[Given instruction]: Reproduce the data below in full and exclude every picture.

[Given information]:
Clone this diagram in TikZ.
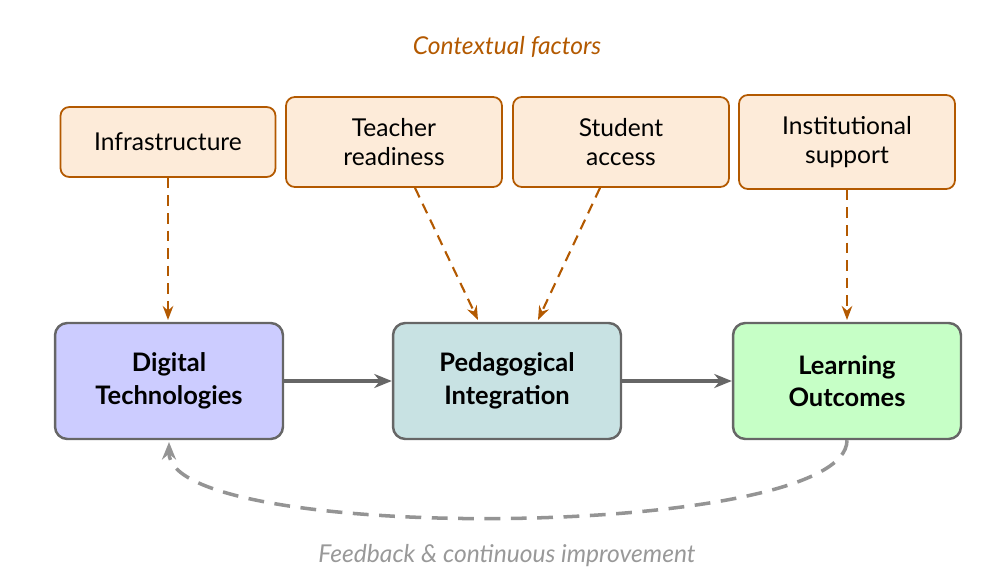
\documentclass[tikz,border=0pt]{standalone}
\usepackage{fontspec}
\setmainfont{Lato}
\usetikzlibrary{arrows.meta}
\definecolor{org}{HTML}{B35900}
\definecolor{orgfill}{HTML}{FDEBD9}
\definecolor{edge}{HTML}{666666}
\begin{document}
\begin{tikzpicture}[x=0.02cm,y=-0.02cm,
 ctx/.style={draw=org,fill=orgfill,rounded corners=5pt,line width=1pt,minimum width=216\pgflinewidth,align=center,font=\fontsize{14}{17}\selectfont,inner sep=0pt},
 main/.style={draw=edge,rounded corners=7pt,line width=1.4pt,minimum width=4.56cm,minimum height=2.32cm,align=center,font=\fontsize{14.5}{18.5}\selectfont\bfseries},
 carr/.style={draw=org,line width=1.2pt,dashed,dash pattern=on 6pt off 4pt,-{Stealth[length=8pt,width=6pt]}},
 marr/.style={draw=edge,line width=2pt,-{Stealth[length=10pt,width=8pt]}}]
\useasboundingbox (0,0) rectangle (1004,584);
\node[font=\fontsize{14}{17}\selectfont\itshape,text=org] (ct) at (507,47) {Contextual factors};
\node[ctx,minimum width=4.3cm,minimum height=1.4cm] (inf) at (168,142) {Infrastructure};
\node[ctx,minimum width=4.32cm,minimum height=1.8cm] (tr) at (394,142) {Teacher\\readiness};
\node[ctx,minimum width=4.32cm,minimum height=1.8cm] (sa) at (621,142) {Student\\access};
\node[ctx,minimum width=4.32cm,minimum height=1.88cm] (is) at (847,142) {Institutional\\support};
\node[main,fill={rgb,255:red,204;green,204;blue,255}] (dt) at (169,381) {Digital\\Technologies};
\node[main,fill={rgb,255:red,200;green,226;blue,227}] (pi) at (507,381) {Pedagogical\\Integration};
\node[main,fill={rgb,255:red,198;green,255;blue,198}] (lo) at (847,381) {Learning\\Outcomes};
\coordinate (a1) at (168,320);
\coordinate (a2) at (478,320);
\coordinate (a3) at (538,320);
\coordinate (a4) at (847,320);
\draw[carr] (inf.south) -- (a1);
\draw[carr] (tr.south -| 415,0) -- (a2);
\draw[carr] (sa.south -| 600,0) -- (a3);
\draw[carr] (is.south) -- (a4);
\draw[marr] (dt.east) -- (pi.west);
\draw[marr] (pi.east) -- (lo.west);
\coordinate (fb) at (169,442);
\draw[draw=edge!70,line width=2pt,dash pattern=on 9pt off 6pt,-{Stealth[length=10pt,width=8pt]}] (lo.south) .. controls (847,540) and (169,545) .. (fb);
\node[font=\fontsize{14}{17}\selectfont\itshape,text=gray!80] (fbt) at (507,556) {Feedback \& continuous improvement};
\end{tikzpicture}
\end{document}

[Right answer]:
Clone this diagram in TikZ.
\documentclass[tikz,border=0pt]{standalone}
\usepackage{fontspec}
\setmainfont{Lato}
\usetikzlibrary{arrows.meta}
\definecolor{org}{HTML}{B35900}
\definecolor{orgfill}{HTML}{FDEBD9}
\definecolor{edge}{HTML}{666666}
\begin{document}
\begin{tikzpicture}[x=0.02cm,y=-0.02cm,
 ctx/.style={draw=org,fill=orgfill,rounded corners=5pt,line width=1pt,minimum width=216\pgflinewidth,align=center,font=\fontsize{14}{17}\selectfont,inner sep=0pt},
 main/.style={draw=edge,rounded corners=7pt,line width=1.4pt,minimum width=4.56cm,minimum height=2.32cm,align=center,font=\fontsize{14.5}{18.5}\selectfont\bfseries},
 carr/.style={draw=org,line width=1.2pt,dashed,dash pattern=on 6pt off 4pt,-{Stealth[length=8pt,width=6pt]}},
 marr/.style={draw=edge,line width=2pt,-{Stealth[length=10pt,width=8pt]}}]
\useasboundingbox (0,0) rectangle (1004,584);
\node[font=\fontsize{14}{17}\selectfont\itshape,text=org] (ct) at (507,47) {Contextual factors};
\node[ctx,minimum width=4.3cm,minimum height=1.4cm] (inf) at (168,142) {Infrastructure};
\node[ctx,minimum width=4.32cm,minimum height=1.8cm] (tr) at (394,142) {Teacher\\readiness};
\node[ctx,minimum width=4.32cm,minimum height=1.8cm] (sa) at (621,142) {Student\\access};
\node[ctx,minimum width=4.32cm,minimum height=1.88cm] (is) at (847,142) {Institutional\\support};
\node[main,fill={rgb,255:red,204;green,204;blue,255}] (dt) at (169,381) {Digital\\Technologies};
\node[main,fill={rgb,255:red,200;green,226;blue,227}] (pi) at (507,381) {Pedagogical\\Integration};
\node[main,fill={rgb,255:red,198;green,255;blue,198}] (lo) at (847,381) {Learning\\Outcomes};
\coordinate (a1) at (168,320);
\coordinate (a2) at (478,320);
\coordinate (a3) at (538,320);
\coordinate (a4) at (847,320);
\draw[carr] (inf.south) -- (a1);
\draw[carr] (tr.south -| 415,0) -- (a2);
\draw[carr] (sa.south -| 600,0) -- (a3);
\draw[carr] (is.south) -- (a4);
\draw[marr] (dt.east) -- (pi.west);
\draw[marr] (pi.east) -- (lo.west);
\coordinate (fb) at (169,442);
\draw[draw=edge!70,line width=2pt,dash pattern=on 9pt off 6pt,-{Stealth[length=10pt,width=8pt]}] (lo.south) .. controls (847,540) and (169,545) .. (fb);
\node[font=\fontsize{14}{17}\selectfont\itshape,text=gray!80] (fbt) at (507,556) {Feedback \& continuous improvement};
\end{tikzpicture}
\end{document}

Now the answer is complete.